Chorizo de Rancho: Chorizo de Javelina
The recipe below is made essentially the same way – except that the Javelina meat was from the Campo (countryside) and we ground it ourselves. We used a hand grinder and added the garlic directly to the meat. No mint nor vinegar was used, but dried Mexican oregano and cilanto (crushed) were used.
Our ancestors were not squeamish. They new intimately where their food came from. Food was not taken for granted, and large amounts energy went into thinking about food and survival. They were actively engaged in hunting, foraging, planting, harvesting, preparing, and storing food. They knew exactly where their food came from as they were not just Eaters, but food producers (or finders/foragers). You do not need to hunt your food or ingredients (although if you so I highly recommend Jesse Griffiths book Afield: A Chef’s Guide to Preparing and Cooking Wild Game and Fish.
Add the meat little by little to the molino and grind.
add the garlic one clove at a time and grind
this gives you an idea of the texture
once ground, add the handfuls of dried herbs: this is Mexican Oregano
we grew this cilantro, which when it goes to seed is Coriander (Cilantro de Bola)
the light is poor in the photo – but red chile was added here.
More ideas: Rooster Chorizo.
Backyard chicken keepers and poultry farmers alike know that in a typical batch of chicks will yield 50% males and 50% females – give or take. If you have too many roosters in one area and you will quickly find power struggles as well as a lot of crowing, so city ordinances do not allow them in most city limits. (Barking dogs are more socially acceptable). So “what to do” with roosters is a something backyard chicken keepers, who live in the city limits, have to deal with. I can’t tell you how many calls I have gotten from new chicken keepers about What to Do with their roosters. My answer: there is no Right Answer. You can find them new homes, you can respectfully eat them. I don’t espouse one way over another way. I have done both and for differing reasons, as the years have progressed. If you decide to cull your birds, do it respectfully and skillfully (find someone to teach you if you don’t know) and consider making Rooster Chorizo – with the recipes above as your springboard.

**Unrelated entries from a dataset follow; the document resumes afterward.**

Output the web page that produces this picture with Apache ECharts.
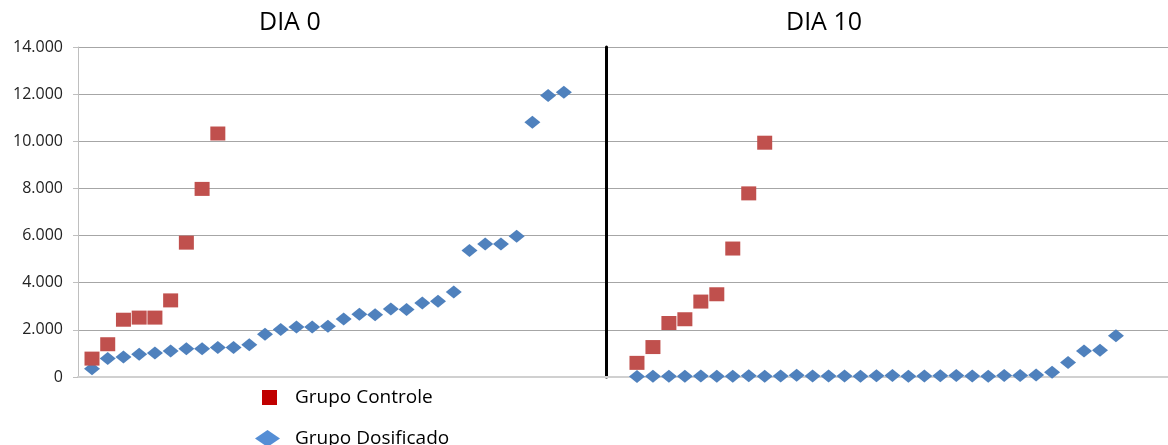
<!DOCTYPE html>
<html>
<head>
<meta charset="utf-8">
<script src="https://cdn.jsdelivr.net/npm/echarts@6/dist/echarts.min.js"></script>
<style>html,body{margin:0;padding:0;background:#fff;}#c{width:1168px;height:445px;}</style>
</head>
<body>
<div id="c"></div>
<script>
const panelTitles = ['DIA 0', 'DIA 10'];
const seriesNames = ['Grupo Controle', 'Grupo Dosificado'];
const dia0Controle = [780, 1390, 2430, 2520, 2520, 3250, 5700, 7980, 10330];
const dia0Dosificado = [350, 780, 850, 960, 1020, 1100, 1200, 1200, 1250, 1250, 1370, 1810, 2010, 2120, 2120, 2150, 2460, 2660, 2640, 2890, 2860, 3140, 3210, 3610, 5370, 5640, 5640, 5970, 10810, 11940, 12080];
const dia10Controle = [600, 1270, 2290, 2450, 3200, 3510, 5450, 7790, 9940];
const dia10Dosificado = [20, 30, 30, 30, 40, 30, 30, 50, 30, 40, 70, 40, 40, 40, 30, 50, 60, 30, 40, 50, 60, 40, 30, 60, 60, 80, 200, 620, 1100, 1130, 1750];
const yTickLabels = ['0', '2.000', '4.000', '6.000', '8.000', '10.000', '12.000', '14.000'];

const toPairs = arr => arr.map((v, i) => [i + 1, v]);
const FONT = 'Open Sans';
const gridColor = '#a6a6a6';

const chart = echarts.init(document.getElementById('c'));
const ctrlStyle = { type: 'scatter', symbol: 'rect', symbolSize: [15, 14], itemStyle: { color: '#c0504d', opacity: 1 }, z: 3 };
const dosStyle = { type: 'scatter', symbol: 'diamond', symbolSize: [16, 13], itemStyle: { color: '#4f81bd', opacity: 1 }, z: 2 };

chart.setOption({
  animation: false,
  backgroundColor: '#fff',
  textStyle: { fontFamily: FONT },
  title: [
    { text: panelTitles[0], left: 254, top: 5, textStyle: { fontFamily: FONT, fontSize: 25, fontWeight: 'normal', color: '#000' } },
    { text: panelTitles[1], left: 781, top: 5, textStyle: { fontFamily: FONT, fontSize: 25, fontWeight: 'normal', color: '#000' } }
  ],
  legend: [
    {
      data: [{ name: seriesNames[0], itemStyle: { color: '#c00000', opacity: 1 } }],
      left: 257, top: 383, itemWidth: 15, itemHeight: 15, icon: 'rect',
      textStyle: { fontFamily: FONT, fontSize: 19, color: '#000', padding: [0, 0, 0, 13] }
    },
    {
      data: [{ name: seriesNames[1], itemStyle: { color: '#558ed5', opacity: 1 } }],
      left: 250, top: 424, itemWidth: 25, itemHeight: 17, icon: 'diamond',
      textStyle: { fontFamily: FONT, fontSize: 19, color: '#000', padding: [0, 0, 0, 10] }
    }
  ],
  grid: [
    { left: 78, top: 47, width: 528, height: 330 },
    { left: 606, top: 47, width: 562, height: 330 }
  ],
  xAxis: [
    { gridIndex: 0, type: 'value', min: 0.11, max: 33.68, axisLabel: { show: false }, axisTick: { show: false }, splitLine: { show: false }, axisLine: { show: true, onZero: false, lineStyle: { color: '#d0d0d0', width: 2 } } },
    { gridIndex: 1, type: 'value', min: -0.94, max: 34.26, axisLabel: { show: false }, axisTick: { show: false }, splitLine: { show: false }, axisLine: { show: true, onZero: false, lineStyle: { color: '#d0d0d0', width: 2 } } }
  ],
  yAxis: [
    {
      gridIndex: 0, type: 'value', min: 0, max: 14000, interval: 2000,
      axisLine: { show: true, onZero: false, lineStyle: { color: '#bfbfbf' } },
      axisTick: { show: true, length: 5, lineStyle: { color: '#bfbfbf' } },
      axisLabel: { margin: 15, fontFamily: FONT, fontSize: 16, color: '#222', formatter: (v, i) => yTickLabels[i] },
      splitLine: { show: true, lineStyle: { color: gridColor, width: 1 } }
    },
    {
      gridIndex: 1, type: 'value', min: 0, max: 14000, interval: 2000,
      axisLine: { show: true, onZero: false, lineStyle: { color: '#000', width: 3 } },
      axisTick: { show: false },
      axisLabel: { show: false },
      splitLine: { show: true, lineStyle: { color: gridColor, width: 1 } }
    }
  ],
  series: [
    Object.assign({ name: seriesNames[1], xAxisIndex: 0, yAxisIndex: 0, data: toPairs(dia0Dosificado) }, dosStyle),
    Object.assign({ name: seriesNames[0], xAxisIndex: 0, yAxisIndex: 0, data: toPairs(dia0Controle) }, ctrlStyle),
    Object.assign({ name: seriesNames[1], xAxisIndex: 1, yAxisIndex: 1, data: toPairs(dia10Dosificado) }, dosStyle),
    Object.assign({ name: seriesNames[0], xAxisIndex: 1, yAxisIndex: 1, data: toPairs(dia10Controle) }, ctrlStyle)
  ]
});
</script>
</body>
</html>
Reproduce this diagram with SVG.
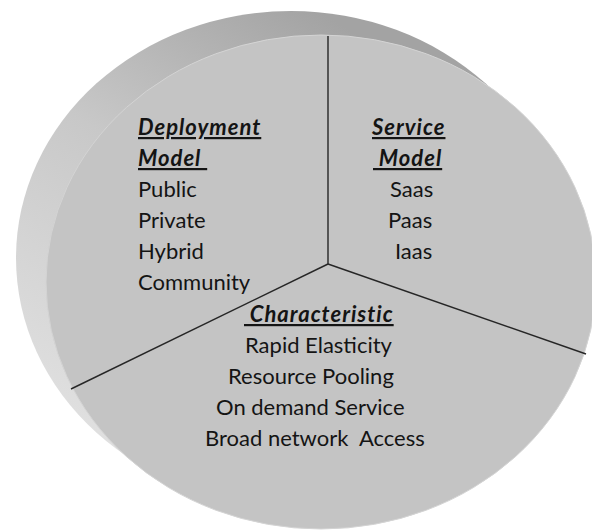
<svg xmlns="http://www.w3.org/2000/svg" width="592" height="531" viewBox="0 0 592 531">
<defs>
<linearGradient id="side" x1="0.55" y1="0" x2="0.02" y2="0.78">
<stop offset="0" stop-color="#a3a3a3"/>
<stop offset="0.45" stop-color="#c8c8c8"/>
<stop offset="1" stop-color="#e0e0e0"/>
</linearGradient>
</defs>
<style>
.t{font-family:Lato,"Liberation Sans",sans-serif;font-size:22px;fill:#141414;white-space:pre}
.h{font-weight:bold;font-style:italic;text-decoration:underline;letter-spacing:1px}
.spoke{stroke:#262626;stroke-width:1.4;fill:none}
</style>
<rect width="592" height="531" fill="#ffffff"/>
<g id="disc">
<ellipse cx="291" cy="258" rx="275" ry="247" fill="url(#side)"/>
<ellipse cx="321" cy="282" rx="275" ry="247" fill="#c4c4c4" stroke="#d4d4d4" stroke-width="1"/>
</g>
<g id="connectors">
<line class="spoke" x1="328" y1="36" x2="328" y2="264"/>
<line class="spoke" x1="328" y1="264" x2="71" y2="389"/>
<line class="spoke" x1="328" y1="264" x2="586" y2="354"/>
</g>
<g id="deployment">
<text class="t h" x="138" y="135">Deployment</text>
<text class="t h" x="138" y="166">Model </text>
<text class="t" x="138" y="197">Public</text>
<text class="t" x="138" y="228">Private</text>
<text class="t" x="138" y="259">Hybrid</text>
<text class="t" x="138" y="290">Community</text>
</g>
<g id="service">
<text class="t h" x="372" y="135">Service</text>
<text class="t h" x="373" y="166"> Model</text>
<text class="t" x="390" y="197">Saas</text>
<text class="t" x="388" y="228">Paas</text>
<text class="t" x="395" y="259">Iaas</text>
</g>
<g id="characteristic">
<text class="t h" x="244" y="322"> Characteristic</text>
<text class="t" x="245" y="353">Rapid Elasticity</text>
<text class="t" x="228" y="384">Resource Pooling</text>
<text class="t" x="216" y="415">On demand Service</text>
<text class="t" x="205" y="446">Broad network  Access</text>
</g>
</svg>
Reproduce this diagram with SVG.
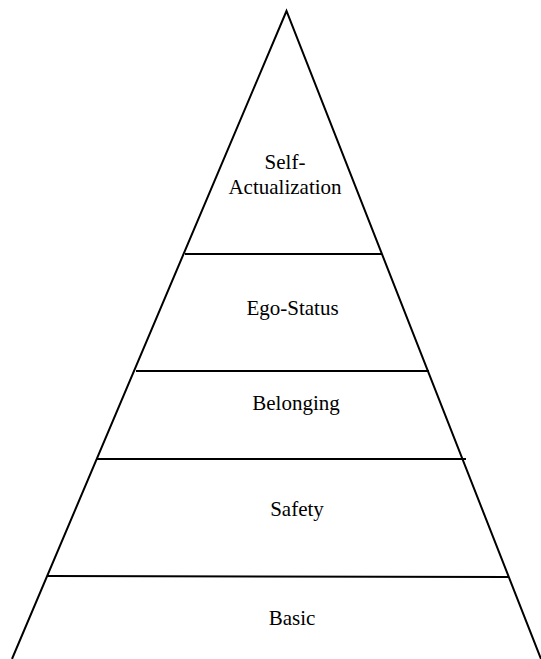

A Few More Regional Foods:
Fresh caught fish and “mountain oysters” being prepared for lunch
Another version of ‘mountain oysters” cooked with lots of garlic.
Above I mentioned that eating in diverse ways may be good for your pocket book – it takes time and skill to catch the Fish or Javelina in the photos above (or to “gather” the mountain oysters!) but not much money. It is also empowering to provide for oneself.
This idea of Waking Up to our food sources requires some real courage and honesty. Often because we have a lot tied up in food-lifestyle ideologies and identities. I know that my food choices have changes and evolved as I have lived and learned. I try to read and study broadly on the subject – and I fully expect some more editing in my choices as I Wake Up.